Google hat jetzt Gelegenheit, zu den Vorwürfen in tatsächlicher und rechtlicher Hinsicht Stellung zu nehmen. Ob es Google gelingen wird, sachlich überzeugende Argumente für die bisherige Praxis vorzubringen, bleibt abzuwarten. 
 
Sollte dies nicht gelingen, wird das Bundeskartellamt im Rahmen seiner erweiterten Missbrauchsaufsicht über Digitalkonzerne auf der zweiten Stufe gestützt auf § 19a Abs. 2 GWB die bisherige Praxis von Google im Zusammenhang mit Google Automotive Services voraussichtlich zumindest in Teilen untersagen. Das rechtliche Instrumentarium hierfür steht den Wettbewerbshütern auf nationaler Ebene jedenfalls grundsätzlich zur Verfügung.
 

Ausblick

Die Entscheidung des Bundeskartellamtes d.h. rein formal handelt es sich ja nur um eine vorläufige Einschätzung  kommt nicht wirklich überraschend. Die großen Digitalkonzerne stehen schon seit längerem im Fokus der Wettbewerbshüter.
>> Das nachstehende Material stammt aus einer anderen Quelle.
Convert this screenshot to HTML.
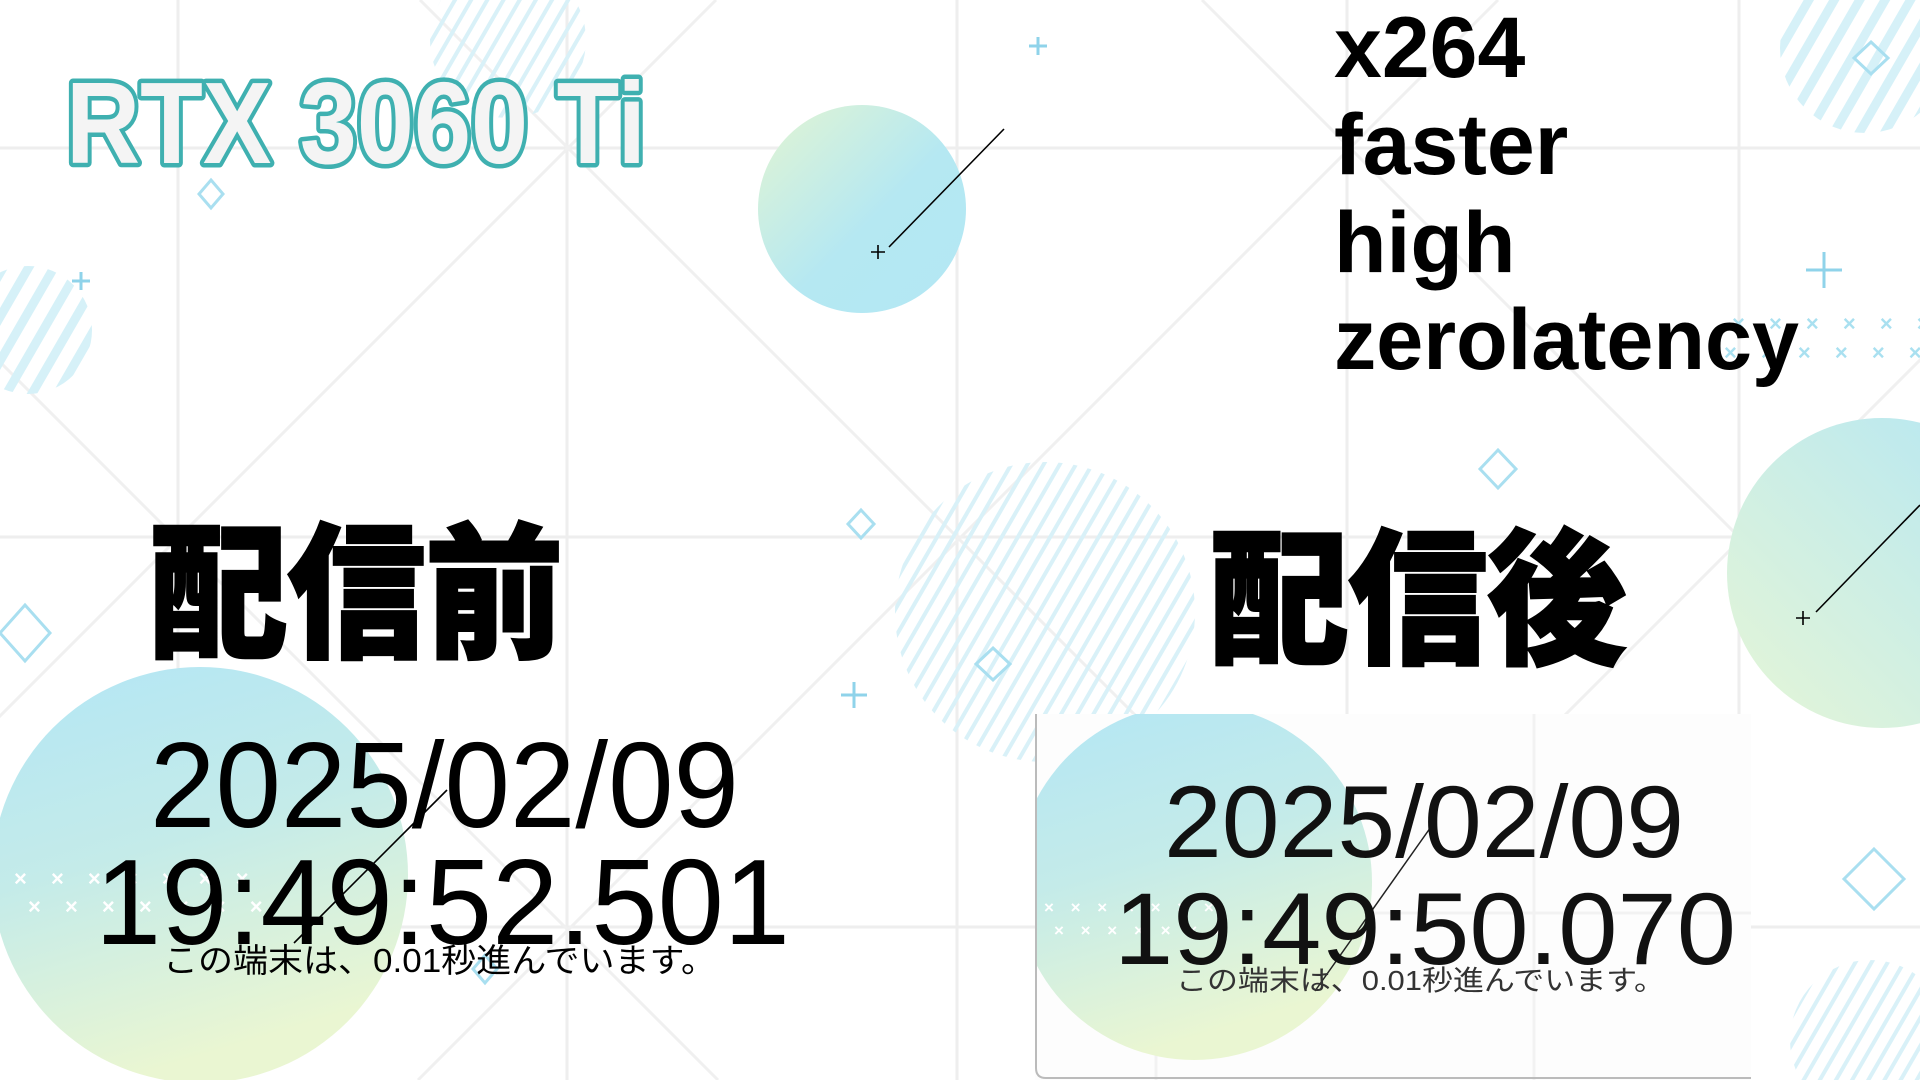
<!DOCTYPE html>
<html><head><meta charset="utf-8"><style>
html,body{margin:0;padding:0;background:#fff;width:1920px;height:1080px;overflow:hidden}
svg{display:block}
</style></head><body>
<svg width="1920" height="1080" viewBox="0 0 1920 1080">
<defs>
<linearGradient id="g1" x1="0" y1="0" x2="1" y2="1"><stop offset="0" stop-color="#e3f5d2"/><stop offset="0.55" stop-color="#b5e8f2"/><stop offset="1" stop-color="#b3e7f4"/></linearGradient>
<linearGradient id="g2" x1="0" y1="0" x2="0.3" y2="1"><stop offset="0" stop-color="#b3e6f5"/><stop offset="0.5" stop-color="#c4ebe9"/><stop offset="1" stop-color="#eaf6d2"/></linearGradient>
<linearGradient id="g3" x1="1" y1="0" x2="0" y2="1"><stop offset="0" stop-color="#b3e6f4"/><stop offset="1" stop-color="#e6f6d6"/></linearGradient>
<pattern id="hatch" width="22" height="22" patternUnits="userSpaceOnUse" patternTransform="rotate(30)"><rect width="9" height="22" fill="#d6f1f8"/></pattern>
<pattern id="hatch2" width="14" height="14" patternUnits="userSpaceOnUse" patternTransform="rotate(30)"><rect width="4" height="14" fill="#d9f1f8"/></pattern>
<clipPath id="panelclip"><rect x="1035" y="714" width="716" height="366"/></clipPath>
</defs>
<rect width="1920" height="1080" fill="#fff"/>
<g stroke="#eeeeee" stroke-width="3">
<line x1="178" y1="0" x2="178" y2="1080"/><line x1="567" y1="0" x2="567" y2="1080"/><line x1="957" y1="0" x2="957" y2="1080"/><line x1="1347" y1="0" x2="1347" y2="1080"/><line x1="1739" y1="0" x2="1739" y2="1080"/>
<line x1="0" y1="148" x2="1920" y2="148"/><line x1="0" y1="537" x2="1920" y2="537"/><line x1="0" y1="927" x2="1920" y2="927"/>
</g>
<g stroke="#f0f0f0" stroke-width="3">
<line x1="-362" y1="0" x2="718" y2="1080"/><line x1="420" y1="0" x2="1500" y2="1080"/><line x1="1202" y1="0" x2="2282" y2="1080"/><line x1="-1144" y1="0" x2="-64" y2="1080"/><line x1="1984" y1="0" x2="3064" y2="1080"/>
<line x1="716" y1="0" x2="-364" y2="1080"/><line x1="1498" y1="0" x2="418" y2="1080"/><line x1="2280" y1="0" x2="1200" y2="1080"/><line x1="3062" y1="0" x2="1982" y2="1080"/>
</g>
<g>
<circle cx="508" cy="40" r="78" fill="url(#hatch2)"/>
<circle cx="28" cy="330" r="64" fill="url(#hatch)"/>
<circle cx="1045" cy="612" r="150" fill="url(#hatch2)"/>
<circle cx="1865" cy="48" r="85" fill="url(#hatch)"/>
<circle cx="1870" cy="1040" r="80" fill="url(#hatch2)"/>
</g>
<circle cx="862" cy="209" r="104" fill="url(#g1)"/>
<circle cx="200" cy="875" r="208" fill="url(#g2)"/>
<circle cx="1882" cy="573" r="155" fill="url(#g3)"/>
<g fill="none" stroke="#a9dff0" stroke-width="3">
<path d="M211 180 l12 14 -12 14 -12 -14z"/><path d="M861 510 l13 14 -13 14 -13 -14z"/><path d="M993 648 l17 16 -17 16 -17 -16z"/><path d="M1498 450 l18 19 -18 19 -18 -19z"/><path d="M1871 42 l17 16 -17 16 -17 -16z"/><path d="M25 605 l25 28 -25 28 -25 -28z"/><path d="M1874 849 l30 30 -30 30 -30 -30z"/><path d="M485 955 l12 14 -12 14 -12 -14z"/>
</g>
<g stroke="#8fd3ea" stroke-width="3">
<path d="M1038 37 v18 M1029 46 h18"/><path d="M81 272 v18 M72 281 h18"/><path d="M854 682 v26 M841 695 h26"/><path d="M1824 252 v36 M1806 270 h36"/>
</g>
<g fill="#ffffff" font-family="Liberation Sans, sans-serif" font-size="22" font-weight="bold">
<text x="14" y="886" letter-spacing="9">× × × × × × ×</text><text x="28" y="914" letter-spacing="9">× × × × × × ×</text>
</g>
<g fill="#a9e0f0" font-family="Liberation Sans, sans-serif" font-size="22" font-weight="bold">
<text x="1732" y="331" letter-spacing="9">× × × × × ×</text><text x="1724" y="360" letter-spacing="9">× × × × × × ×</text>
</g>
<g stroke="#000" stroke-width="1.6" fill="none">
<path d="M889 247 L1004 129"/><path d="M871 252 h14 M878 245 v14"/>
<path d="M1816 612 L1920 505"/><path d="M1796 618 h14 M1803 611 v14"/>
<path d="M294 943 L447 790"/>
</g>
<text x="66" y="163" font-family="Liberation Sans, sans-serif" font-weight="bold" font-size="116" fill="#f4f4f4" stroke="#3fb0b0" stroke-width="9" stroke-linejoin="round" textLength="580" lengthAdjust="spacingAndGlyphs" paint-order="stroke">RTX 3060 Ti</text>
<g font-family="Liberation Sans, sans-serif" font-weight="bold" font-size="86" fill="#000">
<text x="1334" y="77">x264</text>
<text x="1334" y="174">faster</text>
<text x="1334" y="272">high</text>
<text x="1334" y="369" textLength="465" lengthAdjust="spacingAndGlyphs">zerolatency</text>
</g>
<text x="150" y="646" font-family="Noto Sans CJK JP, sans-serif" font-weight="900" font-size="146" fill="#000" stroke="#000" stroke-width="3" stroke-linejoin="miter" textLength="413" lengthAdjust="spacingAndGlyphs">配信前</text>
<text x="1210" y="652" font-family="Noto Sans CJK JP, sans-serif" font-weight="900" font-size="146" fill="#000" stroke="#000" stroke-width="3" stroke-linejoin="miter" textLength="416" lengthAdjust="spacingAndGlyphs">配信後</text>
<g font-family="Liberation Sans, sans-serif" fill="#000">
<text x="150" y="827" font-size="122" textLength="589" lengthAdjust="spacingAndGlyphs">2025/02/09</text>
<text x="95" y="944" font-size="122" textLength="695" lengthAdjust="spacingAndGlyphs">19:49:52.501</text>
<text x="163" y="972" font-family="Liberation Sans, Noto Sans CJK JP, sans-serif" font-size="33" textLength="553" lengthAdjust="spacingAndGlyphs">この端末は、0.01秒進んでいます。</text>
</g>
<g>
<g clip-path="url(#panelclip)">
<rect x="1035" y="714" width="716" height="366" fill="#fdfdfd"/>
<g stroke="#f2f2f2" stroke-width="3"><line x1="1156" y1="714" x2="1156" y2="1080"/><line x1="1534" y1="714" x2="1534" y2="1080"/><line x1="1035" y1="913" x2="1751" y2="913"/></g>
<circle cx="1194" cy="882" r="178" fill="url(#g2)"/>
<g fill="#fff" font-family="Liberation Sans, sans-serif" font-size="17" font-weight="bold"><text x="1044" y="913" letter-spacing="6">× × × × × × ×</text><text x="1054" y="936" letter-spacing="6">× × × × × × ×</text></g>
<path d="M1315 991 L1433 824" stroke="#222" stroke-width="1.5"/>
<g font-family="Liberation Sans, sans-serif" fill="#111">
<text x="1164" y="857" font-size="102" textLength="520" lengthAdjust="spacingAndGlyphs">2025/02/09</text>
<text x="1114" y="964" font-size="102" textLength="622" lengthAdjust="spacingAndGlyphs">19:49:50.070</text>
<text x="1176" y="990" font-family="Liberation Sans, Noto Sans CJK JP, sans-serif" font-size="28" fill="#333" textLength="489" lengthAdjust="spacingAndGlyphs">この端末は、0.01秒進んでいます。</text>
</g>
</g>
<path d="M1036 714 V1068 Q1036 1078 1046 1078 H1751" fill="none" stroke="#bbb" stroke-width="2"/>
</g>
</svg>
</body></html>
So sind in der jüngeren Vergangenheit bereits eine Reihe von Verfahren gegen Alphabet/Google, Microsoft, Apple, Amazon und Meta eingeleitet worden. 
 
In einem Parallelverfahren gegen Alphabet/Google geht das Bundeskartellamt z.B. der Frage nach, inwieweit die Bedingungen zur Nutzung der Google Maps Plattform kartellrechtliche Untersagungstatbestände erfüllen, weil Google die Kombination der Kartendienste der Google Maps Plattform mit Kartendiensten Dritter einschränkt.
 
Allen Verfahren gemeinsam ist die Tatsache, dass es sich hier mehr oder weniger um rechtliches Neuland handelt. Entscheidend für eine erfolgreiche Regulierung der Digitalkonzerne wird sein, dass es im Hinblick auf die Durchsetzung nicht zu nationalen Alleingängen kommt, sondern eine enge Kooperation zwischen den nationalen Wettbewerbsbehörden und der EU-Kommission. 
 
Der kürzlich vorgelegte Entwurf der 11. GWB-Novelle schafft erste rechtliche Grundlagen dafür, dass das Bundeskartellamt die Europäische Kommission bei der Durchsetzung des DMA unterstützen kann.